Classic Performance Myths

Wow, my head is spin­ning! It may very well be that sec­ond glass of wine, but I think it’s largely the fault of Joseph M. Newcomer’s out­stand­ing article/​blog post Mythol­ogy in C++: Excep­tions are Expen­sive.

New­comer starts out with some flat­ter­ing words about the PDP-​11 mini­com­puter where the C lan­guage matured into the lan­guage many of us learned in school (at least the K&R ver­sion of it). But after a cou­ple para­graphs of pleas­antries, the reader is caught in a whirl­wind of facts, fig­ures, and quite con­vinc­ing argu­ments that per­haps some tru­isms pro­gram­mers are taught don’t apply to mod­ern CPU architectures.

For exam­ple, New­comer points out the pop­u­lar for(;;) idiom for infi­nite loops in C is pre­ferred over while(true) because the orig­i­nal PDP-​11 C com­piler gen­er­ated inef­fi­cient code for the lat­ter. But mod­ern com­pil­ers, and even later com­pil­ers for the PDP-​11 knew how to to make the while ver­sion more effi­cient than the for one.

As the title implies, the bulk of the arti­cle deals with excep­tion han­dling in C++, the most famous object-​oriented off­shoot of the orig­i­nal C lan­guage. For years, we’ve heard about how expen­sive excep­tion han­dling is, while chip design­ers and oper­at­ing sys­tem design­ers worked to make sure excep­tions only had a tan­gi­ble effect when they actu­ally occur.

I’ll admit, tonight’s caber­net got in the way of me absorb­ing all the expla­na­tions. But I did walk away with the sense that New­comer has only peeled away one layer of the onion here, and we’re going to start see­ing more rev­e­la­tions like this, hope­fully backed by the same exten­sive research and testing.

On a per­sonal note, this reminds me of one C++ class I took in col­lege.

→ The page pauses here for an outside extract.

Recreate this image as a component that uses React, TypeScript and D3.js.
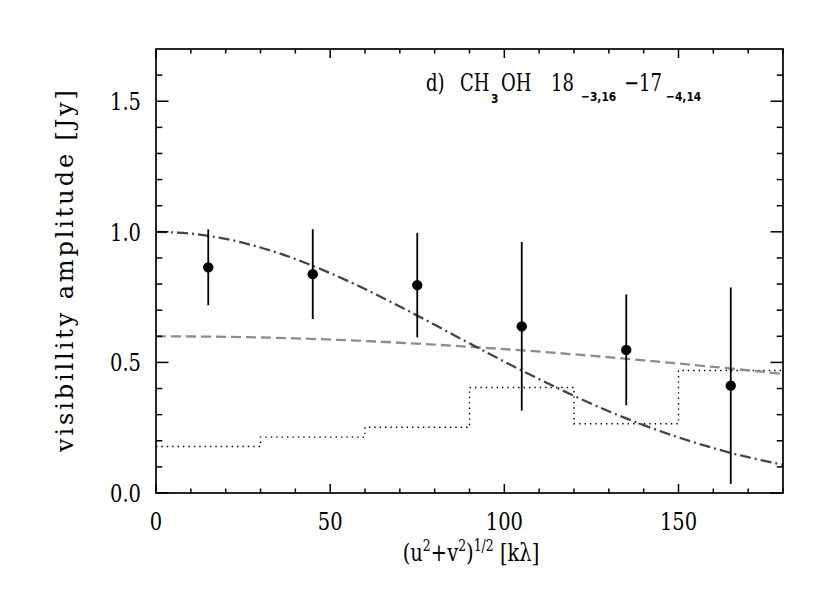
import React, { useEffect, useRef } from "react"
import * as d3 from "d3"

// measured visibilities
const uvDist = [15, 45, 75, 105, 135, 165]
const amp = [0.864, 0.838, 0.796, 0.638, 0.548, 0.411]
const ampErr = [0.145, 0.172, 0.2, 0.323, 0.212, 0.376]

// model curves
const modelX = [0, 10, 20, 30, 40, 50, 60, 70, 80, 90, 100, 110, 120, 130, 140, 150, 160, 170, 180]
const compactModel = [1.0, 0.993, 0.973, 0.94, 0.896, 0.842, 0.781, 0.714, 0.644, 0.573, 0.503, 0.436, 0.372, 0.313, 0.26, 0.213, 0.172, 0.137, 0.108]
const extModelX = [0, 20, 40, 60, 80, 100, 120, 140, 160, 180]
const extModel = [0.6, 0.598, 0.592, 0.582, 0.568, 0.551, 0.531, 0.508, 0.483, 0.456]

// zero-spacing expectation histogram
const binEdges = [0, 30, 60, 90, 120, 150, 180]
const binVals = [0.178, 0.214, 0.252, 0.404, 0.265, 0.469]

const xMajor = [0, 50, 100, 150]
const yMajor = [0.0, 0.5, 1.0, 1.5]

function App() {
  const ref = useRef<SVGSVGElement>(null)

  useEffect(() => {
    const width = 830
    const height = 593
    const m = { left: 156, right: 783, top: 49, bottom: 493 }
    const svg = d3.select(ref.current).attr("width", width).attr("height", height)
    svg.selectAll("*").remove()

    const x = d3.scaleLinear().domain([0, 180]).range([m.left, m.right])
    const y = d3.scaleLinear().domain([0, 1.7]).range([m.bottom, m.top])
    const font = "'DejaVu Serif', serif"
    const fs = 25
    const sx = 0.78 // the original font is narrow and tall

    // histogram (dotted)
    const stepPts: [number, number][] = []
    binVals.forEach((v, i) => {
      stepPts.push([binEdges[i], v])
      stepPts.push([binEdges[i + 1], v])
    })
    svg
      .append("path")
      .attr("d", d3.line().x(d => x(d[0])).y(d => y(d[1]))(stepPts))
      .attr("fill", "none")
      .attr("stroke", "#000")
      .attr("stroke-width", 1.4)
      .attr("stroke-dasharray", "1.4,4")

    // extended model (gray dashed)
    svg
      .append("path")
      .attr(
        "d",
        d3
          .line<number>()
          .curve(d3.curveCatmullRom)
          .x((d, i) => x(extModelX[i]))
          .y(d => y(d))(extModel)
      )
      .attr("fill", "none")
      .attr("stroke", "#8c8c8c")
      .attr("stroke-width", 2.3)
      .attr("stroke-dasharray", "10,5")

    // compact model (dash-dot)
    svg
      .append("path")
      .attr(
        "d",
        d3
          .line<number>()
          .curve(d3.curveCatmullRom)
          .x((d, i) => x(modelX[i]))
          .y(d => y(d))(compactModel)
      )
      .attr("fill", "none")
      .attr("stroke", "#444")
      .attr("stroke-width", 2.3)
      .attr("stroke-dasharray", "11,4,2,4")

    // error bars + points
    const g = svg.append("g")
    g.selectAll("line")
      .data(uvDist)
      .join("line")
      .attr("x1", d => x(d))
      .attr("x2", d => x(d))
      .attr("y1", (d, i) => y(amp[i] - ampErr[i]))
      .attr("y2", (d, i) => y(amp[i] + ampErr[i]))
      .attr("stroke", "#000")
      .attr("stroke-width", 1.8)
    g.selectAll("circle")
      .data(uvDist)
      .join("circle")
      .attr("cx", d => x(d))
      .attr("cy", (d, i) => y(amp[i]))
      .attr("r", 5.2)
      .attr("fill", "#000")

    // frame
    svg
      .append("rect")
      .attr("x", m.left)
      .attr("y", m.top)
      .attr("width", m.right - m.left)
      .attr("height", m.bottom - m.top)
      .attr("fill", "none")
      .attr("stroke", "#000")
      .attr("stroke-width", 1.7)

    // ticks on all sides
    const ticks = svg.append("g").attr("stroke", "#000").attr("stroke-width", 1.5)
    d3.range(0, 181, 10).forEach(v => {
      const len = v % 50 === 0 ? 9 : 4.5
      ticks.append("line").attr("x1", x(v)).attr("x2", x(v)).attr("y1", m.bottom).attr("y2", m.bottom - len)
      ticks.append("line").attr("x1", x(v)).attr("x2", x(v)).attr("y1", m.top).attr("y2", m.top + len)
    })
    d3.range(0, 17).forEach(i => {
      const v = i / 10
      const len = i % 5 === 0 ? 12.5 : 6.3
      ticks.append("line").attr("y1", y(v)).attr("y2", y(v)).attr("x1", m.left).attr("x2", m.left + len)
      ticks.append("line").attr("y1", y(v)).attr("y2", y(v)).attr("x1", m.right).attr("x2", m.right - len)
    })

    // tick labels
    svg
      .append("g")
      .attr("font-family", font)
      .attr("font-size", fs)
      .attr("text-anchor", "middle")
      .selectAll("text")
      .data(xMajor)
      .join("text")
      .attr("transform", d => `translate(${x(d)},530) scale(${sx},1)`)
      .text(d => d)
    svg
      .append("g")
      .attr("font-family", font)
      .attr("font-size", fs)
      .attr("text-anchor", "end")
      .selectAll("text")
      .data(yMajor)
      .join("text")
      .attr("transform", d => `translate(141,${y(d) + 9}) scale(${sx},1)`)
      .text(d => d.toFixed(1))

    // axis titles
    const xl = svg
      .append("text")
      .attr("font-family", font)
      .attr("font-size", fs)
      .attr("text-anchor", "middle")
      .attr("transform", `translate(471,561) scale(${sx},1)`)
    xl.append("tspan").text("(u")
    xl.append("tspan").attr("font-size", 16).attr("dy", -10).text("2")
    xl.append("tspan").attr("dy", 10).text("+v")
    xl.append("tspan").attr("font-size", 16).attr("dy", -10).text("2")
    xl.append("tspan").attr("dy", 10).text(")")
    xl.append("tspan").attr("font-size", 16).attr("dy", -10).text("1/2")
    xl.append("tspan").attr("dy", 10).text(" [kλ]")

    svg
      .append("text")
      .attr("font-family", font)
      .attr("font-size", 24)
      .attr("text-anchor", "middle")
      .attr("transform", "translate(73,271) rotate(-90)")
      .attr("textLength", 362)
      .attr("lengthAdjust", "spacing")
      .text("visibillity amplitude [Jy]")

    // panel label
    const sub = "'DejaVu Sans', sans-serif"
    const title = svg.append("g").attr("font-family", font).attr("font-size", 24)
    const main = (tx: string, px: number) =>
      title.append("text").attr("transform", `translate(${px},91) scale(0.75,1)`).text(tx)
    const low = (tx: string, px: number, py: number) =>
      title
        .append("text")
        .attr("font-family", sub)
        .attr("font-weight", "bold")
        .attr("font-size", 13)
        .attr("transform", `translate(${px},${py}) scale(0.82,1)`)
        .text(tx)
    main("d)", 426)
    main("CH", 460)
    low("3", 491, 103)
    main("OH", 501)
    main("18", 551)
    low("−3,16", 581, 101)
    main("−17", 624)
    low("−4,14", 666, 101)
  }, [])

  return <svg ref={ref} style={{ position: "absolute", left: 0, top: 0, background: "#fff" }} />
}

export default App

The teacher had just fin­ished explain­ing object prop­er­ties, and I raised my hand to ask what the syn­tax was for spec­i­fy­ing the width of each prop­erty in bits (bit fields). You can do this with structs in C, and I loved using this fea­ture to cram two small val­ues in one 8-​bit byte, but my teacher was puz­zled as to why any­one would need to do that. I started research­ing why this was left out of C++ and came away with a deeper under­stand­ing of how hav­ing megabytes of RAM avail­able made com­put­ers per­form faster (they don’t have to deal with hacky bit field opti­miza­tions like that, among other things) and how mod­ern com­pil­ers opti­mize for align­ment.

There’s a good chance the com­piler was laugh­ing at my “opti­miza­tions” and ignor­ing them.